Наконец, могла быть тактика отрицания инкриминируемых деяний, вне зависимости от того, имели они реально место или нет. Подследственный говорит при этом: нет, я этого не говорил и не писал, нет, я этой рукописи не брал и не давал, а тот, кто утверждает обратное, ошибается или клевещет на меня. При этом можно соглашаться с оценкой высказываний или писаний как антисоветских, можно не соглашаться или вообще никаких оценок не давать. О последнем казусе я буду подробно писать далее.
Теперь же я выбрал пятый вариант. Я сказал Киринкину, что ни антисоветскими, ни клеветнически я свои писания не считаю и никаких показаний на следствии давать не буду. Еще до ареста я решил поступить так во всех случаях, какое бы обвинение мне ни предъявили, и исходить не из отрицания фактов или их оценок, а из отрицания права суда и следственных органов преследовать людей за их взгляды — верны они или ошибочны, вопрос другой.
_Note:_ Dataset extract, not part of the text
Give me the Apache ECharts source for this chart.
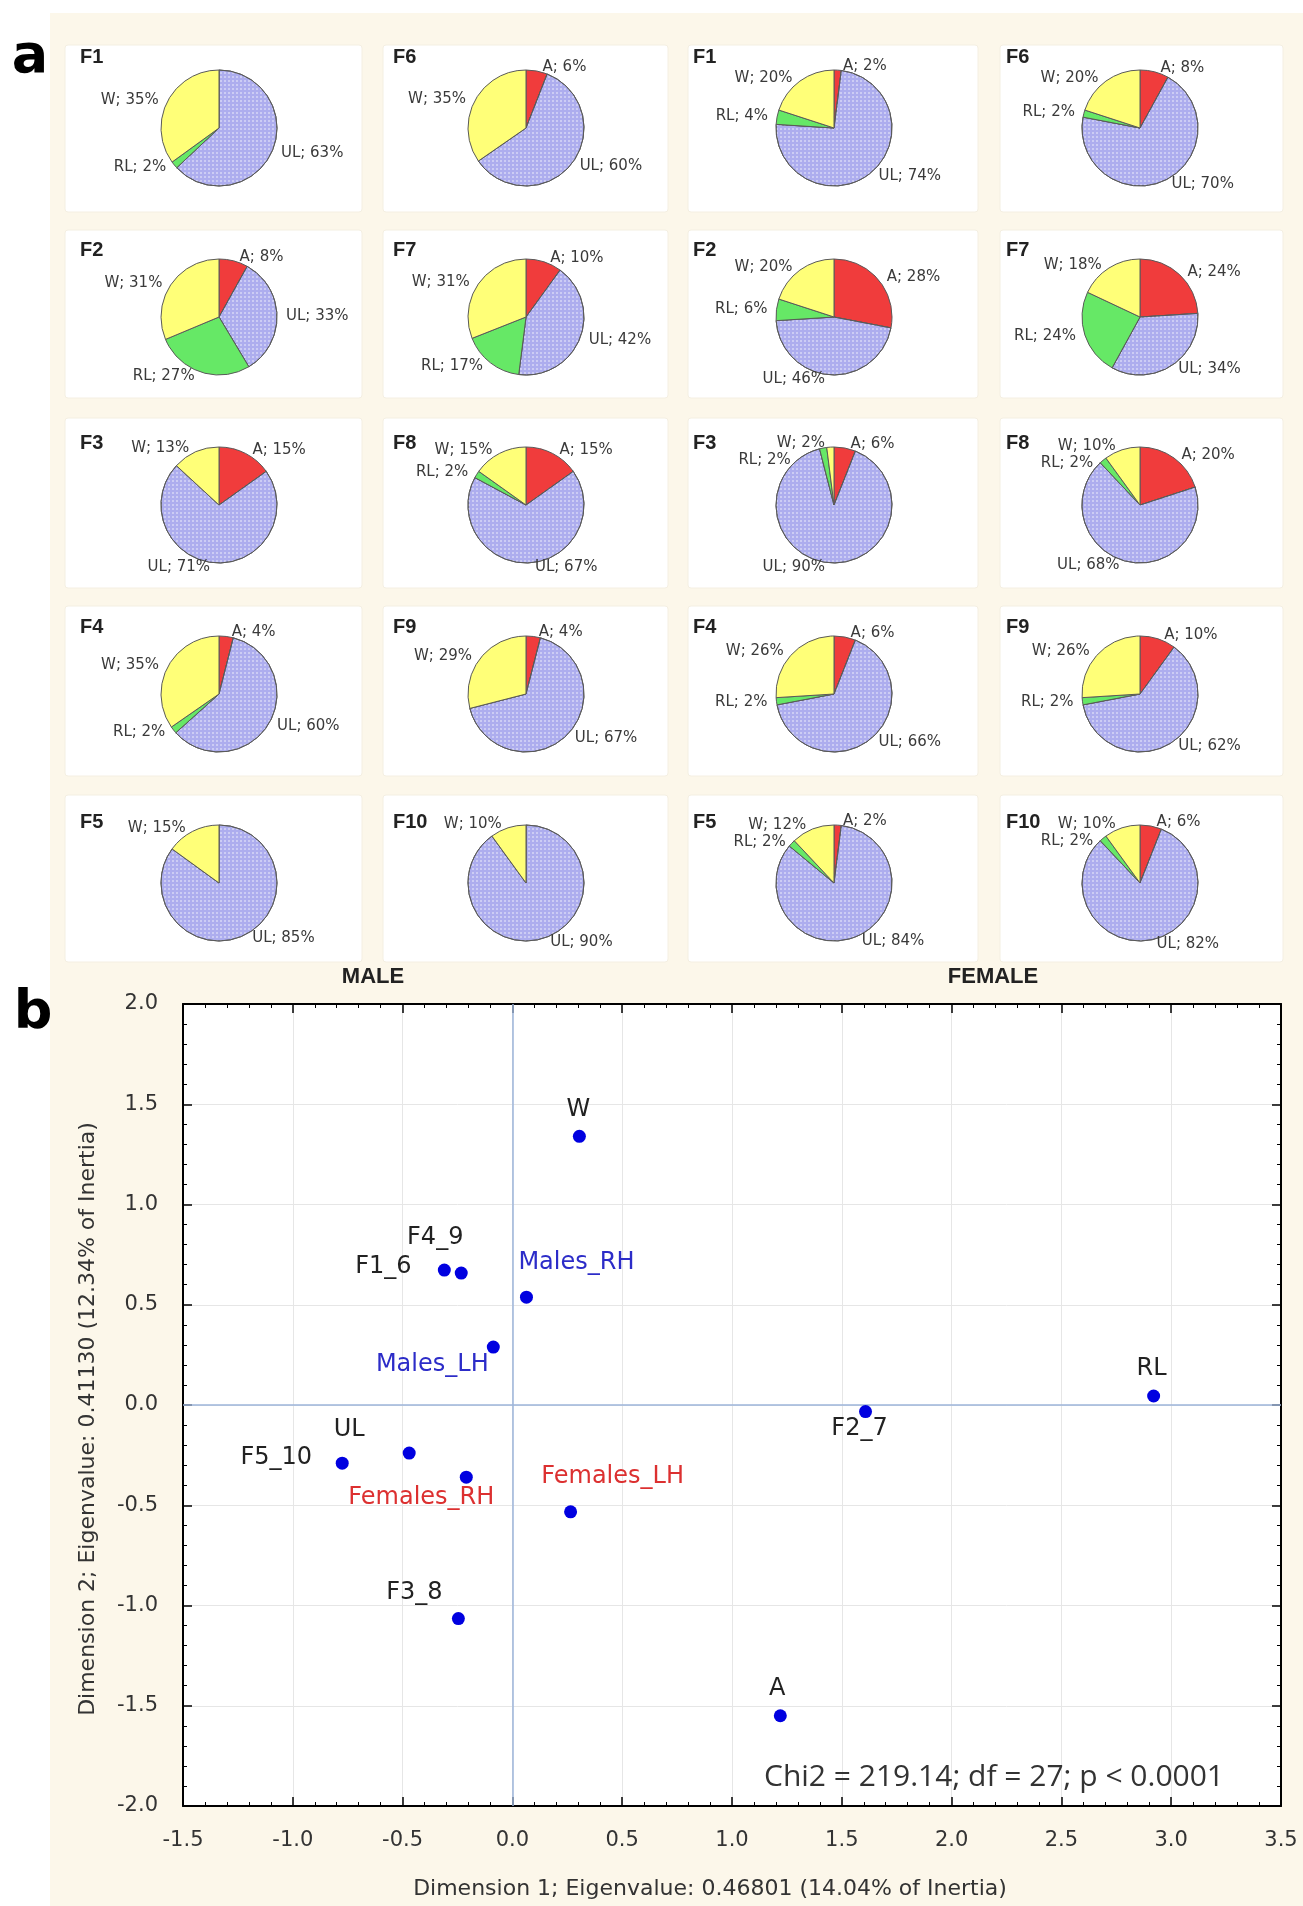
<!DOCTYPE html>
<html>
<head>
<meta charset="UTF-8">
<title>Face sectors: pies and correspondence analysis</title>
<script src="https://cdn.jsdelivr.net/npm/echarts@6/dist/echarts.min.js"></script>
<style>
  html, body { margin: 0; padding: 0; background: #fff; }
  #chart { width: 1303px; height: 1906px; }
</style>
</head>
<body>
<div id="chart"></div>
<script>
// ---- data ----
var faces = ['F1', 'F2', 'F3', 'F4', 'F5', 'F6', 'F7', 'F8', 'F9', 'F10'];
var sectors = ['A', 'UL', 'RL', 'W'];

// percentages per face, in sector order A, UL, RL, W
var maleA  = [0, 8, 15, 4, 0, 6, 10, 15, 4, 0];
var maleUL = [63, 33, 71, 60, 85, 60, 42, 67, 67, 90];
var maleRL = [2, 27, 0, 2, 0, 0, 17, 2, 0, 0];
var maleW  = [35, 31, 13, 35, 15, 35, 31, 15, 29, 10];

var femaleA  = [2, 28, 6, 6, 2, 8, 24, 20, 10, 6];
var femaleUL = [74, 46, 90, 66, 84, 70, 34, 68, 62, 82];
var femaleRL = [4, 6, 2, 2, 2, 2, 24, 2, 2, 2];
var femaleW  = [20, 20, 2, 26, 12, 20, 18, 10, 26, 10];

// correspondence analysis coordinates
var pointNames = ['W', 'F1_6', 'F4_9', 'Males_RH', 'Males_LH', 'RL', 'F2_7',
                  'UL', 'F5_10', 'Females_RH', 'Females_LH', 'F3_8', 'A'];
var dim1 = [0.305, -0.31, -0.233, 0.064, -0.087, 2.92, 1.608, -0.47, -0.775, -0.21, 0.265, -0.246, 1.22];
var dim2 = [1.34, 0.673, 0.658, 0.538, 0.289, 0.045, -0.033, -0.24, -0.29, -0.36, -0.533, -1.065, -1.55];

var xTicks = ['-1.5', '-1.0', '-0.5', '0.0', '0.5', '1.0', '1.5', '2.0', '2.5', '3.0', '3.5'];
var yTicks = ['-2.0', '-1.5', '-1.0', '-0.5', '0.0', '0.5', '1.0', '1.5', '2.0'];

var chiText = 'Chi2 = 219.14; df = 27; p < 0.0001';

// ---- layout / style ----
var pieColX = [219, 526, 834, 1140];
var pieRowY = [128, 317, 505, 694, 883];
var titleColX = [80, 393, 693, 1006];
var titleRowY = [57, 250, 443, 627, 822];
var cellColX = [[65, 362], [383, 668], [688, 978], [1000, 1283]];
var cellRowY = [[45, 212], [230, 398], [418, 588], [606, 776], [795, 962]];

var sectorColor = { A: '#f03c3c', UL: '#adadee', RL: '#66e866', W: '#ffff78' };
var ulDecal = {
  symbol: 'circle', symbolSize: 1,
  dashArrayX: [[1.5, 1.5]], dashArrayY: [1.5, 1.5],
  rotation: 0, color: 'rgba(255,255,255,0.5)'
};

// label offsets from the point centre (px)
var labelShift = {
  W: [-1, -27], RL: [-2, -27], A: [-3, -27],
  F1_6: [-61, -3], F4_9: [-26, -35],
  Males_RH: [50, -34], Males_LH: [-61, 18],
  F2_7: [-6, 17], UL: [-60, -23], F5_10: [-66, -5],
  Females_RH: [-45, 21], Females_LH: [42, -35], F3_8: [-44, -26]
};

var chart = echarts.init(document.getElementById('chart'));

var series = [];
var graphics = [];

// backgrounds
graphics.push({ type: 'rect', z: -10, shape: { x: 50, y: 13, width: 1253, height: 1893 }, style: { fill: '#fcf7ea' } });
cellColX.forEach(function (cx) {
  cellRowY.forEach(function (cy) {
    graphics.push({ type: 'rect', z: -9, shape: { x: cx[0], y: cy[0], width: cx[1] - cx[0], height: cy[1] - cy[0], r: 3 },
      style: { fill: '#ffffff', stroke: '#f4efe2', lineWidth: 1 } });
  });
});

var groups = [
  [maleA, maleUL, maleRL, maleW],
  [femaleA, femaleUL, femaleRL, femaleW]
];

groups.forEach(function (vals, gi) {
  faces.forEach(function (face, i) {
    var col = gi * 2 + (i < 5 ? 0 : 1);
    var row = i % 5;
    var data = [];
    sectors.forEach(function (s, k) {
      var v = vals[k][i];
      if (v > 0) {
        var st = { color: sectorColor[s] };
        if (s === 'UL') st.decal = ulDecal;
        data.push({ name: s, value: v, itemStyle: st });
      }
    });
    series.push({
      type: 'pie',
      silent: true,
      radius: 58,
      center: [pieColX[col], pieRowY[row]],
      startAngle: 90,
      clockwise: true,
      avoidLabelOverlap: true,
      itemStyle: { borderColor: '#5a5a5a', borderWidth: 1 },
      label: {
        show: true, position: 'outside', formatter: '{b}; {c}%',
        fontFamily: 'DejaVu Sans', fontSize: 15, color: '#3a3a3a'
      },
      labelLine: { show: false, length: 4, length2: 0 },
      emphasis: { disabled: true },
      data: data
    });
    graphics.push({
      type: 'text', z: 5,
      style: {
        text: face, x: titleColX[col], y: titleRowY[row],
        textAlign: 'left', textVerticalAlign: 'middle',
        fontFamily: 'Liberation Sans', fontWeight: 'bold', fontSize: 20, fill: '#222'
      }
    });
  });
});

// panel letters and group headers
graphics.push({ type: 'text', style: { text: 'a', x: 30, y: 58, textAlign: 'center', textVerticalAlign: 'middle',
  fontFamily: 'DejaVu Sans', fontWeight: 'bold', fontSize: 54, fill: '#000' } });
graphics.push({ type: 'text', style: { text: 'b', x: 33, y: 1014, textAlign: 'center', textVerticalAlign: 'middle',
  fontFamily: 'DejaVu Sans', fontWeight: 'bold', fontSize: 54, fill: '#000' } });
graphics.push({ type: 'text', style: { text: 'MALE', x: 373, y: 977, textAlign: 'center', textVerticalAlign: 'middle',
  fontFamily: 'Liberation Sans', fontWeight: 'bold', fontSize: 22, fill: '#222' } });
graphics.push({ type: 'text', style: { text: 'FEMALE', x: 993, y: 977, textAlign: 'center', textVerticalAlign: 'middle',
  fontFamily: 'Liberation Sans', fontWeight: 'bold', fontSize: 22, fill: '#222' } });
graphics.push({ type: 'text', z: 10, style: { text: chiText, x: 994, y: 1777, textAlign: 'center', textVerticalAlign: 'middle',
  fontFamily: 'Open Sans', fontSize: 30, fill: '#333' } });

// scatter points
var labelColor = function (n) {
  if (n.indexOf('Males') === 0) return '#2c2cc8';
  if (n.indexOf('Females') === 0) return '#dc3030';
  return '#222';
};
var points = pointNames.map(function (n, i) {
  return {
    name: n,
    value: [dim1[i], dim2[i]],
    label: { offset: labelShift[n], color: labelColor(n) }
  };
});

series.push({
  type: 'scatter',
  xAxisIndex: 0, yAxisIndex: 0,
  symbol: 'circle', symbolSize: 13,
  itemStyle: { color: '#0000e0', opacity: 1 },
  label: {
    show: true, position: 'inside', formatter: '{b}',
    fontFamily: 'DejaVu Sans', fontSize: 24
  },
  markLine: {
    silent: true, symbol: 'none', label: { show: false },
    lineStyle: { color: '#9cb4da', width: 1.5, type: 'solid' },
    data: [{ xAxis: 0 }, { yAxis: 0 }]
  },
  z: 5,
  data: points
});

function tickFmt(list, min, step) {
  return function (v) {
    var idx = Math.round((v - min) / step);
    return list[idx] !== undefined ? list[idx] : '';
  };
}

var baseAxis = {
  type: 'value',
  axisLine: { show: true, onZero: false, lineStyle: { color: '#000', width: 2 } },
  axisTick: { show: true, inside: true, length: 9, lineStyle: { color: '#000', width: 1.5 } },
  minorTick: { show: true, splitNumber: 5, length: 4, lineStyle: { color: '#000', width: 1 } },
  minorSplitLine: { show: false }
};

function axis(extra) {
  return Object.assign({}, JSON.parse(JSON.stringify(baseAxis)), extra);
}

var option = {
  animation: false,
  backgroundColor: '#ffffff',
  grid: {
    left: 183, right: 22, top: 1004, bottom: 100,
    show: true, backgroundColor: '#ffffff', borderWidth: 0,
    outerBoundsMode: 'none'
  },
  xAxis: [
    axis({
      position: 'bottom', min: -1.5, max: 3.5, interval: 0.5,
      splitLine: { show: true, lineStyle: { color: '#e6e6e6', width: 1 } },
      axisLabel: { margin: 24, fontFamily: 'DejaVu Sans', fontSize: 21, color: '#333',
        formatter: tickFmt(xTicks, -1.5, 0.5) },
      name: 'Dimension 1; Eigenvalue: 0.46801 (14.04% of Inertia)',
      nameLocation: 'middle', nameGap: 72,
      nameTextStyle: { fontFamily: 'DejaVu Sans', fontSize: 22, color: '#333', padding: [0, 44, 0, 0] }
    }),
    axis({
      position: 'top', min: -1.5, max: 3.5, interval: 0.5,
      splitLine: { show: false }, axisLabel: { show: false }
    })
  ],
  yAxis: [
    axis({
      position: 'left', min: -2, max: 2, interval: 0.5,
      splitLine: { show: true, lineStyle: { color: '#e6e6e6', width: 1 } },
      axisLabel: { margin: 25, fontFamily: 'DejaVu Sans', fontSize: 21, color: '#333',
        formatter: tickFmt(yTicks, -2, 0.5) },
      name: 'Dimension 2; Eigenvalue: 0.41130 (12.34% of Inertia)',
      nameLocation: 'middle', nameGap: 84, nameRotate: 90,
      nameTextStyle: { fontFamily: 'DejaVu Sans', fontSize: 22, color: '#333', padding: [0, 28, 0, 0] }
    }),
    axis({
      position: 'right', min: -2, max: 2, interval: 0.5,
      splitLine: { show: false }, axisLabel: { show: false }
    })
  ],
  graphic: graphics,
  series: series
};

chart.setOption(option);
</script>
</body>
</html>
Киринкин печально посмотрел на меня и сказал: «Тогда с ходу 70-я». Я только руками развел, показывая полную покорность судьбе, но тут эту угрозу всерьез не принял, я полагал, что ст. 1901 выбрана высоким начальством и едва ли ее из-за моего поведения будут менять, я во всех случаях получу максимально три года, только за полное покаяние и самооплевывание мне дали бы год. К тому же моя позиция позволяла мне избавиться от мелочной возни с признанием одного, отрицанием другого, споров со следователем, что советское и что антисоветское. Впрочем, ни Киринкин, ни Сидоров тоже о моем отказе не очень беспокоились: ты, мол, только что попал к нам, голубчик, посидишь месяц-другой, не так запоешь.